The adaptive immune system, also known as acquired immunity, employs specific antigens to mount a strategic immune response. Unlike the innate immune system, which attacks only when general threats are identified, adaptive immunity is activated by pathogen exposure and uses immunological memory to learn about the threat and enhance the immune response accordingly. The adaptive immune response reacts much more slowly to threats and infections than the innate immune response, which is always primed and ready to fight.
Scientists studied the adaptive immune system as a kind of artificial intelligence that can be trained to produce the correct response to invasion by pathogens. This work may lead to more effective vaccines and immune-boosting therapies.
Scientists from The University of Tokyo’s Institute of Industrial Science demonstrated how the adaptive immune system controls the immune response to repeated infections using a method similar to reinforcement learning. This research could lead to significant advancements in vaccine development and immune-boosting interventions.
The immune system is a network of special cells, tissues, proteins, and organs that work together to defend the body against potentially harmful foreign invaders and disease. When our immune system is working properly, it detects threats like bacteria, parasites, and viruses and initiates an immune response to destroy them. Our immune system is divided into two categories: innate and adaptive.

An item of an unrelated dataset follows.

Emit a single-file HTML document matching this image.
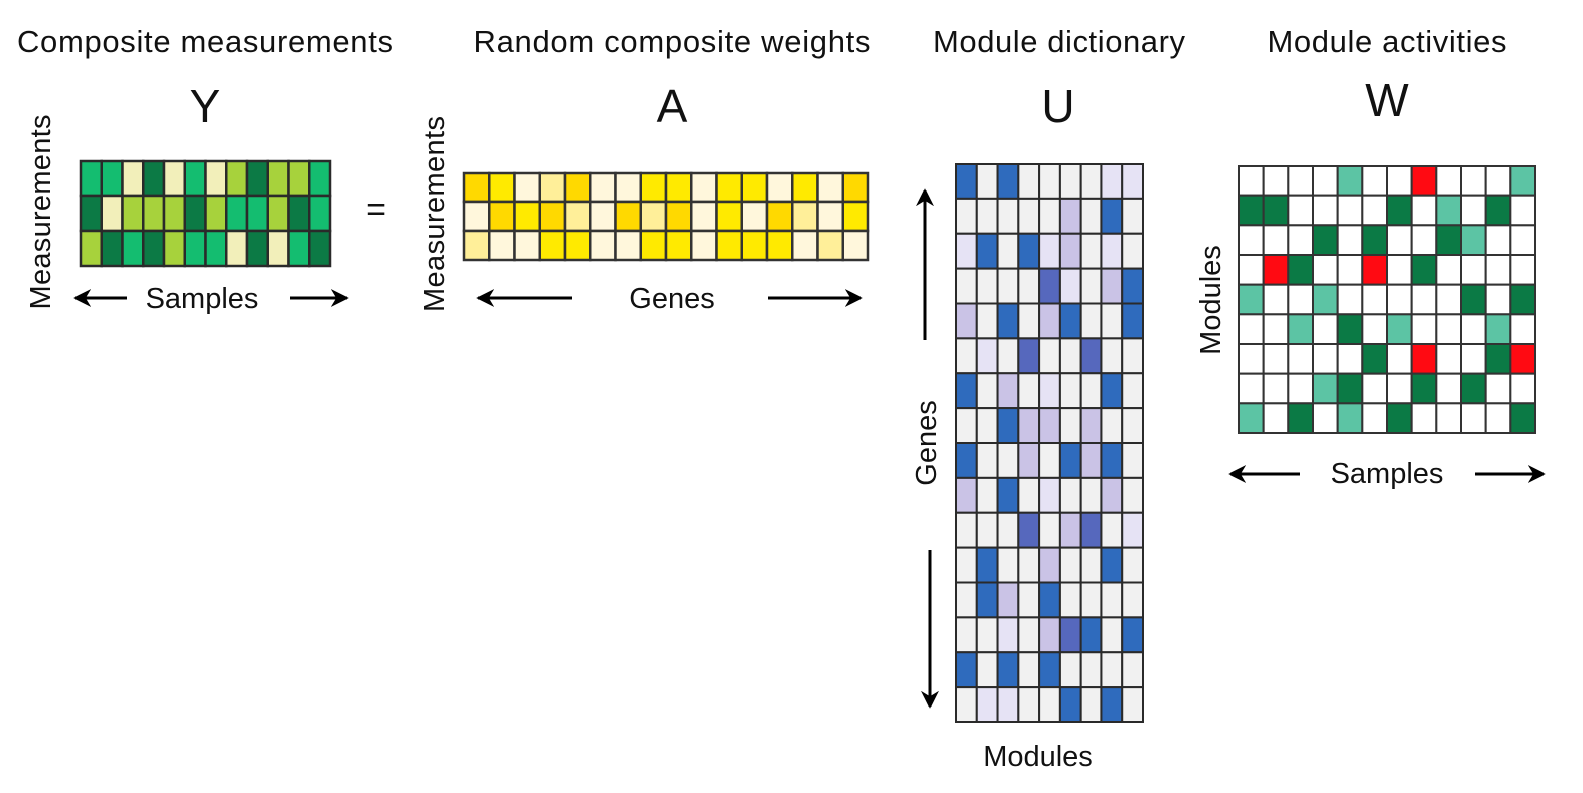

The adaptive immune system in the human body fights germs by remembering previous infections so that it can respond quickly if the same pathogens return. This intricate process is dependent on the cooperation of numerous cell types. T helpers are among these, and they help by coordinating the response of other parts of the immune system, known as effector cells, such as T killers and B cells. When an invading pathogen is detected, antigen-presenting cells deliver a piece of the germ to a T cell. In a process known as clonal selection, certain T cells become activated and multiply many times. These clones then mobilize a specific set of effector cells to combat the germs. Despite decades of research into the immune system, the “algorithm” used by T cells to optimize their response to threats remains largely unknown.
Scientists at The University of Tokyo have now used an artificial intelligence framework to demonstrate that the number of T helpers acts as a “hidden layer” between inputs and outputs in an artificial neural network, which is commonly used in adaptive learning. The antigens presented are the inputs in this case, and the responding effector immune cells are the output. “We believe the immune network can reflect associations between antigen patterns and effective responses to pathogens, just as a neural network can be trained in machine learning,” says first author Takuya Kato.

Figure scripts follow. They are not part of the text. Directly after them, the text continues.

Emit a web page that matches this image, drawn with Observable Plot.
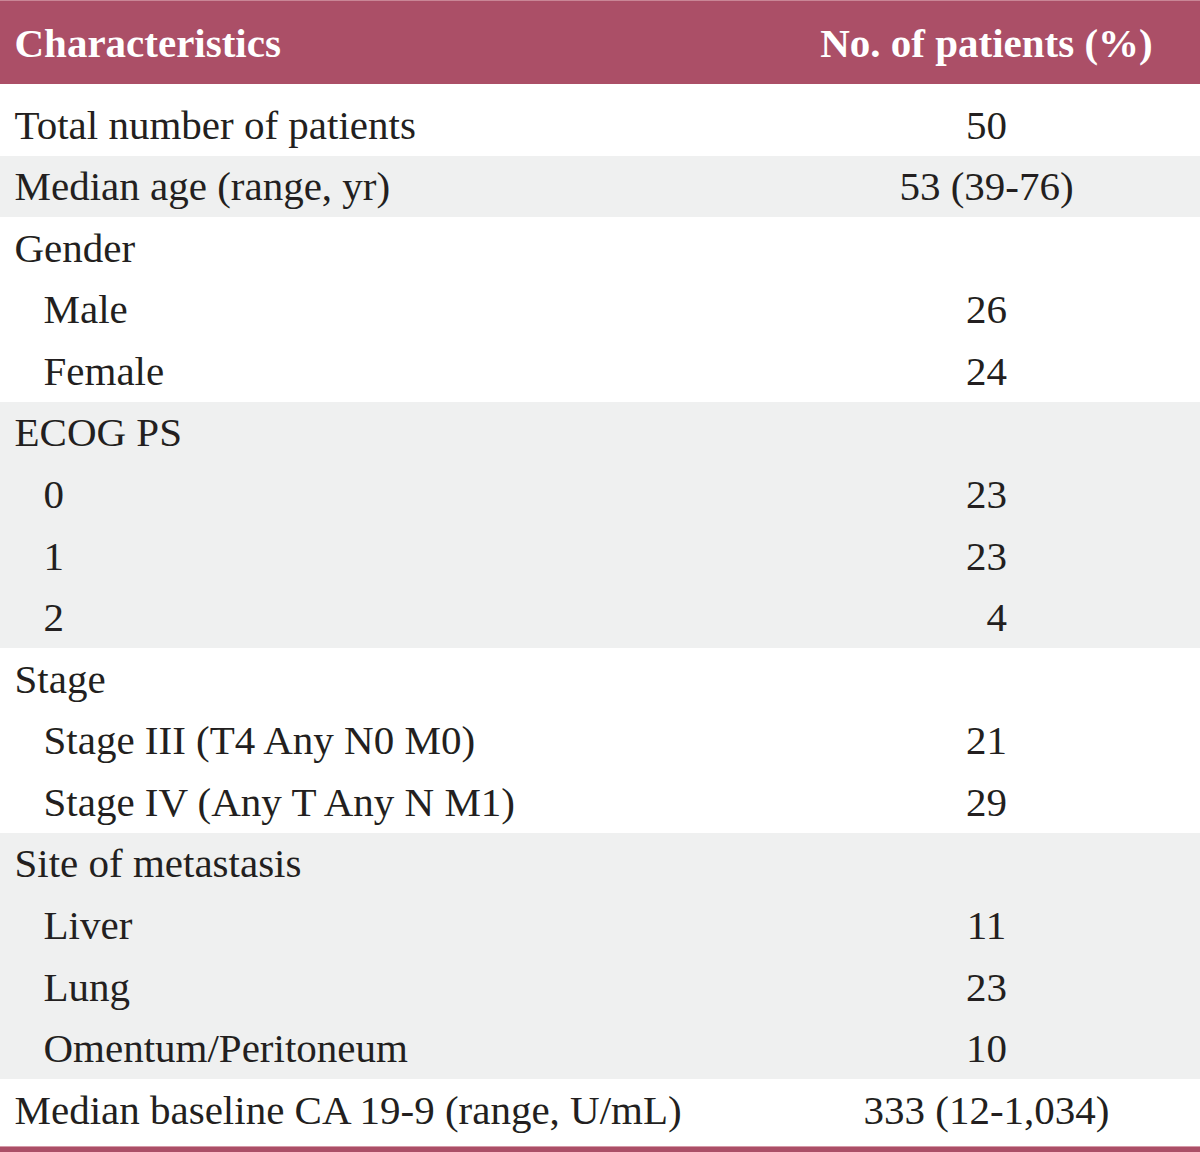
<!DOCTYPE html>
<html>
<head>
<meta charset="utf-8">
<script src="https://cdn.jsdelivr.net/npm/d3@7"></script>
<script src="https://cdn.jsdelivr.net/npm/@observablehq/plot@0.6"></script>
<style>
  html, body { margin: 0; padding: 0; background: #ffffff; }
  #chart svg { display: block; }
</style>
</head>
<body>
<div id="chart"></div>
<script>
const headers = ["Characteristics", "No. of patients (%)"];
const labels = [
  "Total number of patients",
  "Median age (range, yr)",
  "Gender",
  "Male",
  "Female",
  "ECOG PS",
  "0",
  "1",
  "2",
  "Stage",
  "Stage III (T4 Any N0 M0)",
  "Stage IV (Any T Any N M1)",
  "Site of metastasis",
  "Liver",
  "Lung",
  "Omentum/Peritoneum",
  "Median baseline CA 19-9 (range, U/mL)"
];
const values = ["50", "53 (39-76)", "", "26", "24", "", "23", "23", "4", "", "21", "29", "", "11", "23", "10", "333 (12-1,034)"];
const indentLevel = [0, 0, 0, 1, 1, 0, 1, 1, 1, 0, 1, 1, 0, 1, 1, 1, 0];
const shaded = [false, true, false, false, false, true, true, true, true, false, false, false, true, true, true, true, false];

// ---- Build rows ----
const rows = labels.map((label, i) => ({
  row: i,
  label,
  value: values[i],
  indent: indentLevel[i],
  shaded: shaded[i]
}));

// pad single-digit counts with a figure space so digits line up like the original
const padValue = v => (/^\d$/.test(v) ? "\u2007" + v : v);

const W = 1200, H = 1152;
const yTop = -2.03, yBottom = 16.68;       // row-index extent of the frame
const headerBottom = -0.665, headerCenter = -1.32;
const ruleTop = 16.575;

const headerColor = "#AB4F67";
const bandColor = "#EFF0F0";
const ink = "#231F20";

const chart = Plot.plot({
  width: W,
  height: H,
  margin: 0,
  x: { type: "point", domain: ["label", "value"], range: [14, 986], padding: 0, axis: null },
  y: { domain: [yTop, yBottom], range: [0, H], axis: null },
  style: { background: "#ffffff", fontFamily: "'Liberation Serif', 'Times New Roman', serif" },
  marks: [
    // shaded row bands
    Plot.rect(rows.filter(d => d.shaded), {
      y1: d => d.row - 0.5,
      y2: d => d.row + 0.5,
      fill: bandColor,
      shapeRendering: "crispEdges"
    }),
    // header band
    Plot.rect([{ y1: yTop, y2: headerBottom }], { y1: "y1", y2: "y2", fill: headerColor, shapeRendering: "crispEdges" }),
    Plot.rect([{ y1: yTop, y2: yTop + 0.02 }], { y1: "y1", y2: "y2", fill: "#C98696", shapeRendering: "crispEdges" }),
    // bottom rule
    Plot.rect([{ y1: ruleTop, y2: yBottom }], { y1: "y1", y2: "y2", fill: headerColor, shapeRendering: "crispEdges" }),
    Plot.rect([{ y1: ruleTop, y2: ruleTop + 0.02 }], { y1: "y1", y2: "y2", fill: "#D59AA8", shapeRendering: "crispEdges" }),
    // header text
    Plot.text([headers[0]], {
      x: () => "label", y: () => headerCenter, text: d => d,
      textAnchor: "start", fill: "#ffffff", fontWeight: "bold", fontSize: 41
    }),
    Plot.text([headers[1]], {
      x: () => "value", y: () => headerCenter, text: d => d,
      textAnchor: "middle", fill: "#ffffff", fontWeight: "bold", fontSize: 41
    }),
    // label column (top-level)
    Plot.text(rows.filter(d => d.indent === 0), {
      x: () => "label", y: "row", text: "label",
      textAnchor: "start", fill: ink, fontSize: 41
    }),
    // label column (indented)
    Plot.text(rows.filter(d => d.indent === 1), {
      x: () => "label", y: "row", text: "label", dx: 29,
      textAnchor: "start", fill: ink, fontSize: 41
    }),
    // value column
    Plot.text(rows.filter(d => d.value !== ""), {
      x: () => "value", y: "row", text: d => padValue(d.value),
      textAnchor: "middle", fill: ink, fontSize: 41
    })
  ]
});

document.getElementById("chart").appendChild(chart);
</script>
</body>
</html>
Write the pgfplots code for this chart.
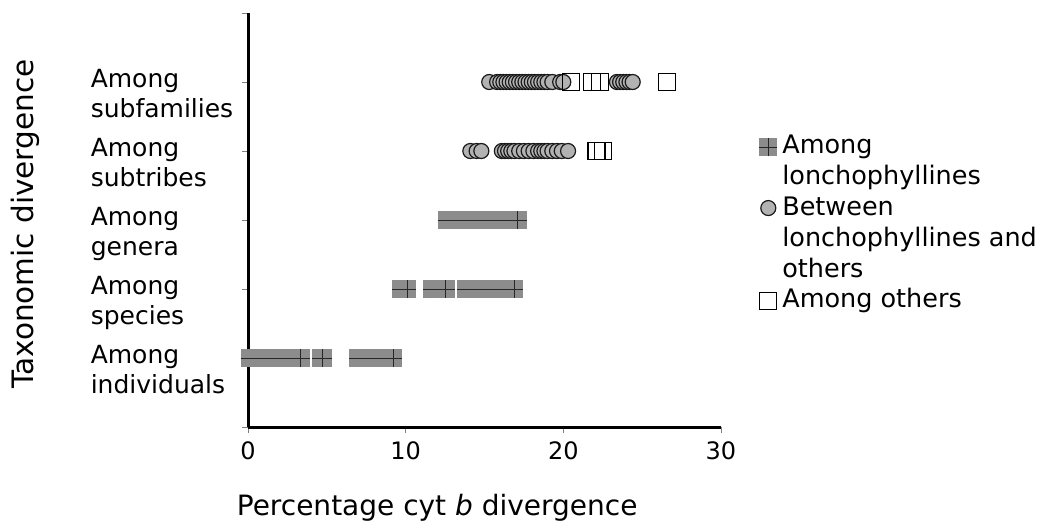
\documentclass[border=0pt]{standalone}
\usepackage{pgfplots}
\pgfplotsset{compat=1.18}
\usepackage{fontspec}
\setmainfont{DejaVu Sans}

% gray square with a dark cross, as in the lonchophylline series
\pgfdeclareplotmark{sqplus}{%
  \pgfpathrectangle{\pgfqpoint{-\pgfplotmarksize}{-\pgfplotmarksize}}{\pgfqpoint{2\pgfplotmarksize}{2\pgfplotmarksize}}%
  \pgfusepathqfill
  \pgfpathmoveto{\pgfqpoint{-\pgfplotmarksize}{0pt}}%
  \pgfpathlineto{\pgfqpoint{\pgfplotmarksize}{0pt}}%
  \pgfpathmoveto{\pgfqpoint{0pt}{-\pgfplotmarksize}}%
  \pgfpathlineto{\pgfqpoint{0pt}{\pgfplotmarksize}}%
  \pgfusepathqstroke
}
\newcommand\lab[2]{\makebox[150pt][l]{\begin{tabular}[t]{@{}l@{}}#1\\#2\end{tabular}}}
% legend marker raised to sit beside the first line of its entry
\pgfplotsset{myleg/.style={legend image code/.code={\draw[##1] plot coordinates {(0pt,#1)};}}}

\begin{document}
\begin{tikzpicture}
\path[use as bounding box] (0,0) rectangle (1039pt,-525pt);
\begin{axis}[
  at={(248pt,-427pt)}, anchor=south west,
  scale only axis, width=473pt, height=414pt,
  xmin=0, xmax=30, ymin=0, ymax=6,
  clip=false,
  axis lines=left,
  axis line style={-, line width=3pt, black},
  tick align=outside, major tick length=6pt,
  tick style={black!50, line width=1pt},
  xtick={0,10,20,30},
  ytick={0,...,6},
  yticklabels={{},\lab{Among}{individuals},\lab{Among}{species},\lab{Among}{genera},\lab{Among}{subtribes},\lab{Among}{subfamilies},{}},
  /pgf/number format/assume math mode=true,
  xticklabel style={font=\fontsize{24}{28}\selectfont, yshift=-5pt},
  yticklabel style={font=\fontsize{25}{30}\selectfont, anchor=base east, inner sep=0pt, xshift=-1pt, yshift=-5pt},
  xlabel={Percentage cyt \emph{b} divergence},
  xlabel style={at={(axis description cs:0.40,-0.2126)}, anchor=base, font=\fontsize{28}{34}\selectfont},
  ylabel={Taxonomic divergence},
  ylabel style={at={(axis description cs:-0.4715,0.49)}, anchor=center, font=\fontsize{29.5}{34}\selectfont},
  legend style={at={(axis description cs:1.081,0.712)}, anchor=north west,
    draw=none, fill=none, inner sep=0pt, outer sep=0pt,
    column sep=5pt, row sep=7pt,
    font=\fontsize{25.5}{31}\selectfont,
    nodes={inner sep=0pt}, cells={align=left}},
  legend cell align=left,
]
\addplot[only marks, mark=sqplus, mark size=9pt,
  mark options={fill=black!45, draw=black!85, line width=0.9pt}, myleg=12pt] table {
x y
0.1 1
0.35 1
0.6 1
0.9 1
1.25 1
1.6 1
1.95 1
2.3 1
2.6 1
2.9 1
3.15 1
3.35 1
4.6 1
4.75 1
7.0 1
7.25 1
7.5 1
7.8 1
8.1 1
8.4 1
8.7 1
9.0 1
9.2 1
9.7 2
9.9 2
10.1 2
11.7 2
12.0 2
12.3 2
12.55 2
13.8 2
14.1 2
14.4 2
14.7 2
15.0 2
15.3 2
15.6 2
15.9 2
16.2 2
16.5 2
16.9 2
12.6 3
12.9 3
13.2 3
13.5 3
13.8 3
14.1 3
14.4 3
14.7 3
15.0 3
15.3 3
15.6 3
15.9 3
16.2 3
16.5 3
16.8 3
17.1 3
};
\addlegendentry{\strut Among\\lonchophyllines\strut}
\addplot[only marks, mark=*, mark size=7.5pt,
  mark options={fill=black!30, draw=black!90, line width=1.2pt}, myleg=28pt] table {
x y
14.1 4
14.5 4
14.8 4
16.1 4
16.3 4
16.5 4
16.7 4
16.9 4
17.2 4
17.5 4
17.8 4
18.1 4
18.4 4
18.6 4
18.8 4
19.0 4
19.3 4
19.6 4
19.9 4
20.3 4
15.3 5
15.8 5
16.0 5
16.2 5
16.4 5
16.6 5
16.8 5
17.0 5
17.2 5
17.4 5
17.6 5
17.8 5
18.0 5
18.2 5
18.4 5
18.6 5
18.8 5
19.0 5
19.3 5
19.8 5
20.0 5
23.4 5
23.6 5
23.8 5
24.0 5
24.2 5
24.4 5
};
\addlegendentry{\strut Between\\lonchophyllines and\\others\strut}
\addplot[only marks, mark=square, mark size=8.5pt,
  mark options={draw=black, line width=1.2pt}, myleg=-3.5pt] table {
x y
22.1 4
22.5 4
20.5 5
21.8 5
22.35 5
26.6 5
};
\addlegendentry{\strut Among others}
\end{axis}
\end{tikzpicture}
\end{document}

Vaccinations can improve the efficiency of the adaptive response. A vaccine contains a non-harmful version of the germ against which you need to be protected. The adaptive system remembers the invader so that the next time it comes into contact with the germ, it can launch an attack quickly.
The main difference between the adaptive immune system and computer machine learning is that only the number of T helper cells of each type can be changed, as opposed to the weights of connections between nodes in each layer. After undergoing adaptive learning, the team used computer simulations to predict the distribution of T cell abundances. These values were discovered to be consistent with experimental data based on genetic sequencing of actual T helper cells.
“Our theoretical framework may fundamentally alter our understanding of adaptive immunity as a true learning system,” says co-author Tetsuya Kobayashi. “This research has the potential to shed light on other complex adaptive systems, as well as ways to optimize vaccines to elicit a stronger immune response.”
The adaptive, or acquired, immune response to an initial infection takes days, if not weeks, to establish, far longer than the innate response. However, adaptive immunity is more specific to an invading pathogen and can fight back much faster than the innate response if it has previously encountered the pathogen. Adaptive immunity develops after being exposed to an antigen, either from a pathogen or from a vaccination. An antigen is a molecule that binds to a specific antibody, frequently eliciting an immune response.